When it comes to purchasing digital movies, users have plenty of options. iTunes is the most popular service for downloading digital content online, but competitors like Vudu and Amazon have certainly been making strides.
Now, a new competitor has emerged on the scene: Target Ticket. This new service, tied to big-box retailer Target, is going after these services. Instead of offering downloads of new releases, this service will provide a Netflix-like streaming experience, according to the Minneapolis/St. Paul Business Journal. The result is an “a la carte” streaming experience that allows users to build their own library of content that they can stream from a variety of devices.
Target is hoping that the streaming aspect will give them an edge over competitors, such as iTunes, that make users wait for downloads before they can purchase content. With Target Ticket, once a video is purchased, it can be instantly streamed quickly and reliably to customers—no download required.
Currently, Target Ticket has 30,000 movies and TV shows available for either purchase or rental.

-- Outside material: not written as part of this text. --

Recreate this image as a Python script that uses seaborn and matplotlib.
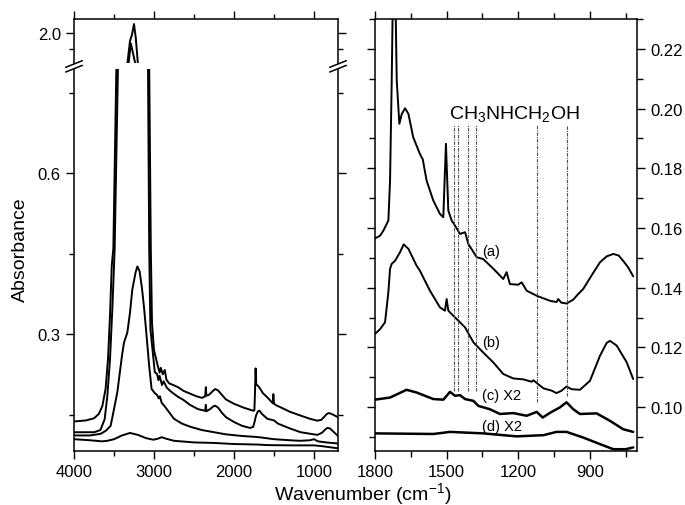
import matplotlib
matplotlib.use("Agg")
import matplotlib.pyplot as plt
from matplotlib.lines import Line2D
from matplotlib.ticker import MultipleLocator, FormatStrFormatter
import seaborn as sns

# ---- left panel: full range spectra (wavenumber, absorbance) ----
wn_a = [4000, 3850, 3750, 3690, 3645, 3605, 3575, 3550, 3528, 3508, 3470, 3440, 3335, 3300, 3275,
        3250, 3228, 3200, 3120, 3060, 3040, 3025, 3000, 2960, 2930, 2915, 2890, 2865, 2845, 2810,
        2760, 2700, 2630, 2550, 2470, 2400, 2360, 2352, 2346, 2310, 2270, 2237, 2200, 2160, 2100,
        2000, 1875, 1800, 1758, 1745, 1738, 1730, 1722, 1705, 1683, 1640, 1583, 1540, 1515, 1508,
        1500, 1470, 1417, 1300, 1167, 1050, 958, 910, 870, 840, 813, 780, 740, 700]
ab_a = [0.137, 0.139, 0.143, 0.151, 0.166, 0.198, 0.253, 0.334, 0.427, 0.460, 0.80, 1.40, 1.80, 1.95, 1.99,
        2.056, 1.97, 1.80, 1.20, 0.80, 0.46, 0.32, 0.270, 0.245, 0.228, 0.237, 0.225, 0.233, 0.215, 0.208,
        0.205, 0.201, 0.194, 0.189, 0.184, 0.181, 0.184, 0.201, 0.185, 0.187, 0.193, 0.1975, 0.195, 0.188, 0.178,
        0.170, 0.1625, 0.159, 0.157, 0.158, 0.190, 0.236, 0.206, 0.204, 0.2005, 0.190, 0.182, 0.175, 0.171, 0.188,
        0.170, 0.167, 0.1634, 0.155, 0.148, 0.142, 0.1385, 0.140, 0.146, 0.151, 0.1528, 0.151, 0.148, 0.145]

wn_b = [4000, 3750, 3670, 3617, 3583, 3550, 3521, 3492, 3450, 3420, 3320, 3290, 3265, 3230, 3130,
        3075, 3060, 3045, 2990, 2960, 2945, 2930, 2900, 2880, 2840, 2790, 2700, 2630, 2550, 2450,
        2360, 2352, 2345, 2300, 2260, 2237, 2200, 2150, 2100, 2000, 1900, 1800, 1760, 1740, 1725,
        1700, 1680, 1650, 1583, 1500, 1450, 1300, 1167, 1000, 958, 900, 860, 833, 800, 750, 700]
ab_b = [0.117, 0.117, 0.121, 0.141, 0.185, 0.253, 0.346, 0.458, 0.80, 1.40, 1.80, 1.935, 1.88, 1.80, 1.20,
        0.80, 0.46, 0.31, 0.229, 0.225, 0.214, 0.222, 0.205, 0.212, 0.200, 0.193, 0.183, 0.177, 0.168, 0.160,
        0.157, 0.168, 0.156, 0.160, 0.165, 0.1665, 0.163, 0.153, 0.145, 0.136, 0.129, 0.125, 0.127, 0.138, 0.148,
        0.156, 0.157, 0.151, 0.142, 0.139, 0.133, 0.124, 0.117, 0.113, 0.112, 0.116, 0.122, 0.125, 0.124, 0.117, 0.110]

wn_c = [4000, 3800, 3667, 3600, 3542, 3500, 3458, 3400, 3375, 3333, 3300, 3271, 3230, 3208, 3180,
        3150, 3125, 3100, 3060, 3030, 2990, 2960, 2940, 2925, 2905, 2870, 2800, 2750, 2650, 2542,
        2400, 2250, 2100, 1900, 1750, 1675, 1500, 1300, 1175, 1050, 1000, 950, 850, 700]
ab_c = [0.111, 0.111, 0.114, 0.120, 0.129, 0.160, 0.192, 0.260, 0.284, 0.303, 0.340, 0.383, 0.415, 0.426, 0.417,
        0.385, 0.350, 0.309, 0.240, 0.1975, 0.190, 0.186, 0.180, 0.184, 0.172, 0.166, 0.152, 0.142, 0.133, 0.127,
        0.121, 0.117, 0.113, 0.110, 0.1085, 0.1075, 0.104, 0.102, 0.101, 0.102, 0.104, 0.100, 0.098, 0.096]

wn_d = [4000, 3800, 3650, 3583, 3500, 3400, 3300, 3200, 3100, 3008, 2950, 2904, 2850, 2750, 2500,
        2250, 2000, 1700, 1583, 1300, 1000, 900, 800, 700]
ab_d = [0.104, 0.102, 0.100, 0.101, 0.104, 0.111, 0.1156, 0.112, 0.106, 0.103, 0.105, 0.1077, 0.105, 0.101, 0.098,
        0.097, 0.095, 0.094, 0.093, 0.0925, 0.0925, 0.091, 0.089, 0.087]

# ---- right panel: 1800-700 cm-1 region ----
wn_ra = [1800, 1779, 1765, 1744, 1737, 1730, 1724, 1716, 1709, 1698, 1688, 1674, 1660, 1640, 1612,
         1600, 1584, 1556, 1528, 1514, 1503, 1493, 1479, 1465, 1444, 1423, 1409, 1374, 1347, 1300,
         1263, 1249, 1235, 1200, 1186, 1165, 1123, 1067, 1040, 1033, 1020, 998, 970, 949, 928,
         890, 858, 830, 802, 780, 761, 740, 719]
ab_ra = [0.1565, 0.1574, 0.1591, 0.1625, 0.1759, 0.2094, 0.245, 0.245, 0.2094, 0.1949, 0.1982, 0.2001, 0.1982, 0.1904, 0.1848,
         0.1830, 0.1759, 0.1692, 0.1647, 0.1636, 0.1882, 0.1658, 0.1625, 0.1608, 0.1580, 0.1586, 0.1546, 0.1502, 0.1496, 0.1460,
         0.1429, 0.1452, 0.1412, 0.1410, 0.1418, 0.1390, 0.1373, 0.1356, 0.1352, 0.1362, 0.1350, 0.1347, 0.1360, 0.1379, 0.1396,
         0.1445, 0.1485, 0.1505, 0.1513, 0.1508, 0.1490, 0.1468, 0.1438]

wn_rb = [1800, 1779, 1758, 1744, 1737, 1730, 1716, 1695, 1680, 1660, 1626, 1612, 1570, 1528, 1507,
         1500, 1493, 1472, 1444, 1423, 1388, 1347, 1305, 1263, 1221, 1179, 1144, 1137, 1095, 1060,
         1040, 1019, 998, 977, 942, 900, 858, 830, 816, 788, 746, 719]
ab_rb = [0.1245, 0.1261, 0.1284, 0.1385, 0.1463, 0.1480, 0.1490, 0.1519, 0.1545, 0.1530, 0.1474, 0.1457, 0.1390, 0.1334, 0.1323,
         0.1362, 0.1323, 0.1306, 0.1284, 0.1267, 0.1217, 0.1183, 0.1150, 0.1111, 0.1096, 0.1093, 0.1085, 0.1090, 0.1063, 0.1055,
         0.1047, 0.1055, 0.1069, 0.1060, 0.1058, 0.1088, 0.1172, 0.1215, 0.1222, 0.1206, 0.1150, 0.1094]

wn_rc = [1800, 1737, 1668, 1626, 1556, 1514, 1486, 1465, 1444, 1423, 1388, 1367, 1319, 1277, 1221,
         1165, 1123, 1098, 1067, 1026, 998, 970, 942, 872, 816, 761, 719]
ab_rc = [0.1025, 0.1032, 0.1058, 0.1049, 0.1027, 0.1025, 0.1051, 0.1038, 0.1040, 0.1027, 0.1021, 0.1004, 0.0993, 0.0977, 0.0980,
         0.0971, 0.0984, 0.0965, 0.0981, 0.0999, 0.1016, 0.0993, 0.0977, 0.0979, 0.0954, 0.0926, 0.0917]

wn_rd = [1800, 1556, 1486, 1347, 1207, 1095, 1040, 998, 928, 858, 802, 750, 719]
ab_rd = [0.0912, 0.0910, 0.0917, 0.0912, 0.0902, 0.0906, 0.0917, 0.0917, 0.0898, 0.0876, 0.0859, 0.0859, 0.0865]

# CH3NHCH2OH band positions (dotted markers)
band_wn = [1468, 1451, 1409, 1377, 1120, 995]
band_low = [0.1055, 0.1055, 0.1055, 0.1055, 0.1017, 0.1037]
band_high = 0.1945

curve_tags = ["(a)", "(b)", "(c) X2", "(d) X2"]

sns.set_style("ticks")
plt.rcParams["font.family"] = ["Liberation Sans", "DejaVu Sans"]
plt.rcParams["mathtext.fontset"] = "custom"
plt.rcParams["mathtext.rm"] = "Liberation Sans"
plt.rcParams["mathtext.it"] = "Liberation Sans:italic"
plt.rcParams["axes.linewidth"] = 1.1
for key in ("text.color", "axes.labelcolor", "axes.edgecolor", "xtick.color", "ytick.color"):
    plt.rcParams[key] = "black"

W, H = 685, 506
fig = plt.figure(figsize=(W / 100, H / 100), dpi=100)


def box(x0, y0, x1, y1):
    # pixel box (top-left origin) -> figure fraction rect
    return [x0 / W, 1 - y1 / H, (x1 - x0) / W, (y1 - y0) / H]


ax_top = fig.add_axes(box(74, 20, 338, 64))
ax_low = fig.add_axes(box(74, 70, 338, 452))
ax_r = fig.add_axes(box(375, 20, 637, 452))

line_kw = dict(color="black", linewidth=1.4, sort=False, estimator=None, legend=False)
for ax in (ax_top, ax_low):
    for wn, ab in ((wn_a, ab_a), (wn_b, ab_b), (wn_c, ab_c), (wn_d, ab_d)):
        sns.lineplot(x=wn, y=ab, ax=ax, **line_kw)
    ax.set_xlim(4000, 700)
    ax.xaxis.set_major_locator(MultipleLocator(1000))
    ax.xaxis.set_minor_locator(MultipleLocator(500))
    ax.yaxis.set_major_formatter(FormatStrFormatter("%.1f"))
    ax.set_xlabel("")
    ax.set_ylabel("")
    ax.tick_params(which="both", direction="out", labelsize=12, width=1.0,
                   left=True, right=True, labelright=False)
    ax.tick_params(which="major", length=6)
    ax.tick_params(which="minor", length=3.5)

ax_top.set_ylim(1.8125, 2.0875)
ax_top.yaxis.set_major_locator(MultipleLocator(0.5))
ax_top.yaxis.set_minor_locator(MultipleLocator(0.1))
ax_top.spines["bottom"].set_visible(False)
ax_top.tick_params(which="both", bottom=False, labelbottom=False, top=True, labeltop=False)

ax_low.set_ylim(0.082, 0.794)
ax_low.yaxis.set_major_locator(MultipleLocator(0.3))
ax_low.yaxis.set_minor_locator(MultipleLocator(0.15))
ax_low.spines["top"].set_visible(False)
ax_low.tick_params(which="both", top=False, bottom=True)

# right panel
for wn, ab, lw in ((wn_ra, ab_ra, 1.4), (wn_rb, ab_rb, 1.4), (wn_rc, ab_rc, 1.8), (wn_rd, ab_rd, 1.8)):
    sns.lineplot(x=wn, y=ab, ax=ax_r, color="black", linewidth=lw, sort=False, estimator=None, legend=False)
ax_r.vlines(band_wn, band_low, band_high, colors="0.3", linewidth=0.8, linestyles=(0, (3, 1, 1, 1)))
ax_r.set_xlim(1800, 703)
ax_r.set_ylim(0.0853, 0.230)
ax_r.xaxis.set_major_locator(MultipleLocator(300))
ax_r.xaxis.set_minor_locator(MultipleLocator(150))
ax_r.yaxis.set_major_locator(MultipleLocator(0.02))
ax_r.yaxis.set_minor_locator(MultipleLocator(0.01))
ax_r.yaxis.set_major_formatter(FormatStrFormatter("%.2f"))
ax_r.set_xlabel("")
ax_r.set_ylabel("")
ax_r.tick_params(which="both", direction="out", labelsize=12, width=1.0,
                 left=True, right=True, top=True, bottom=True,
                 labelleft=False, labelright=True)
ax_r.tick_params(which="major", length=6)
ax_r.tick_params(which="minor", length=4)

ax_r.text(1490, 0.1968, r"CH$_\mathregular{3}$NHCH$_\mathregular{2}$OH", fontsize=14, ha="left", va="baseline")
tag_pos = [(1312, 0.1524, "center"), (1312, 0.1219, "center"), (1350, 0.1040, "left"), (1350, 0.0937, "left")]
for tag, (tx, ty, ha) in zip(curve_tags, tag_pos):
    ax_r.text(tx, ty, tag, fontsize=10.5, ha=ha, va="center")

# axis break marks on the left panel
for x0 in (74, 338):
    for yc in (65, 69.7):
        fig.add_artist(Line2D([(x0 - 8.3) / W, (x0 + 8.3) / W],
                              [1 - (yc + 3.3) / H, 1 - (yc - 3.3) / H],
                              color="black", linewidth=1.1))

fig.text(20 / W, 1 - 250 / H, "Absorbance", rotation=90, fontsize=14, ha="center", va="center")
fig.text(363 / W, 1 - 500 / H, "Wavenumber (cm$^{-1}$)", fontsize=14, ha="center", va="baseline")

fig.savefig("out.png", dpi=100)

The service also supports the Ultraviolet digital copy service, which means that digital copies purchased alongside physical media can be moved to a user’s Target Ticket library at no additional cost.

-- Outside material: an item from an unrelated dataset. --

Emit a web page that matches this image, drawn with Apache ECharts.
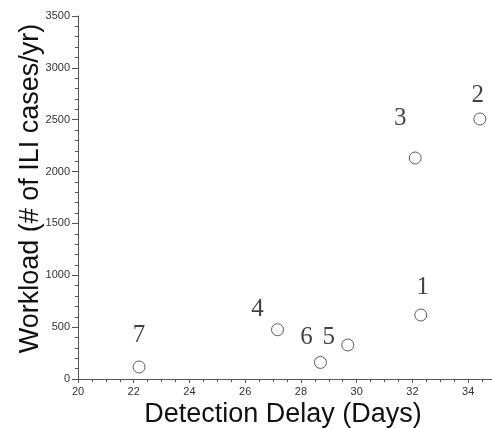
<!DOCTYPE html>
<html>
<head>
<meta charset="utf-8">
<script src="https://cdn.jsdelivr.net/npm/echarts@6/dist/echarts.min.js"></script>
<style>
  html, body { margin: 0; padding: 0; background: #fff; }
  #chart { width: 492px; height: 428px; }
</style>
</head>
<body>
<div id="chart"></div>
<script>
// data
var siteNames = ['1', '2', '3', '4', '5', '6', '7']
var detectionDelay = [32.3, 34.42, 32.1, 27.16, 29.68, 28.7, 22.19]
var workload = [617, 2507, 2131, 475, 328, 160, 116]

// where each number sits relative to its point (px)
var labelOffsets = [[2, -28], [-2, -24], [-15, -40], [-20, -20], [-19, -8], [-14, -25], [0, -32]]

var chart = echarts.init(document.getElementById('chart'))

var points = siteNames.map(function (n, i) {
  return {
    name: n,
    value: [detectionDelay[i], workload[i]],
    label: { offset: labelOffsets[i] }
  }
})

var axisColor = '#555'

chart.setOption({
  animation: false,
  grid: { left: 78, right: -4, top: 16, bottom: 49, outerBoundsMode: 'none' },
  xAxis: {
    type: 'value',
    min: 20,
    max: 35,
    interval: 2,
    name: 'Detection Delay (Days)',
    nameLocation: 'middle',
    nameGap: 22,
    nameMoveOverlap: false,
    nameTextStyle: { fontFamily: 'Liberation Sans', fontSize: 27, color: '#111', padding: [0, 8, 0, 0] },
    axisLine: { onZero: false, lineStyle: { color: axisColor } },
    axisTick: { length: 4, lineStyle: { color: axisColor } },
    minorTick: { show: true, splitNumber: 4, length: 3, lineStyle: { color: axisColor } },
    splitLine: { show: false },
    axisLabel: { fontFamily: 'Liberation Sans', fontSize: 11, color: '#333', margin: 7, showMaxLabel: false }
  },
  yAxis: {
    type: 'value',
    min: 0,
    max: 3500,
    interval: 500,
    name: 'Workload (# of ILI cases/yr)',
    nameLocation: 'middle',
    nameGap: 34,
    nameMoveOverlap: false,
    nameTextStyle: { fontFamily: 'Liberation Sans', fontSize: 27, color: '#111', padding: [0, 0, 0, 18] },
    axisLine: { show: true, lineStyle: { color: axisColor } },
    axisTick: { show: true, length: 6, lineStyle: { color: axisColor } },
    minorTick: { show: true, splitNumber: 5, length: 3, lineStyle: { color: axisColor } },
    splitLine: { show: false },
    axisLabel: {
      fontFamily: 'Liberation Sans', fontSize: 11, color: '#333', margin: 8,
      formatter: function (v) { return String(v) }
    }
  },
  series: [
    {
      type: 'scatter',
      symbol: 'circle',
      symbolSize: 12,
      itemStyle: { color: '#fff', borderColor: '#333', borderWidth: 1 },
      label: {
        show: true,
        formatter: '{b}',
        position: 'inside',
        fontFamily: 'Liberation Serif',
        fontSize: 25,
        color: '#111'
      },
      data: points
    }
  ]
})
</script>
</body>
</html>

As for devices, Target Ticket supports PC browsers, iOS and Android mobile devices, Roku boxes, the Xbox 360, and select Samsung-made TVs and Blu-ray players. Apple TV is noticeably absent from the list of compatible devices, but Target says they are working to add more devices to the lineup as the service grows.

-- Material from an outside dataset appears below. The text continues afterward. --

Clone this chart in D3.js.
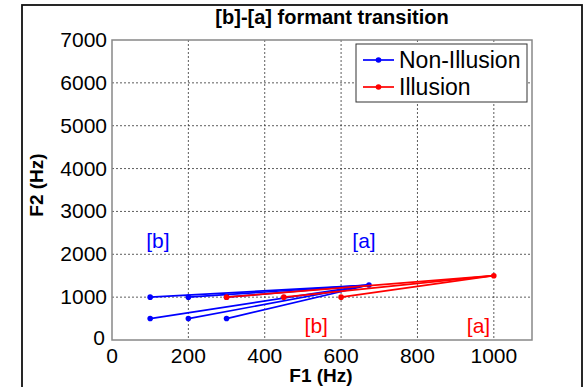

Though there are plenty of digital distribution channels available for consumers to rent and purchase media, Target Ticket may be a viable option for those that are not heavily invested in another digital content ecosystem. Though its instant streaming capability does make it an attractive option for users who want to purchase video, but prefer the simplicity of the Netflix interface, it may be difficult for this new service to make room for itself in an already crowded landscape.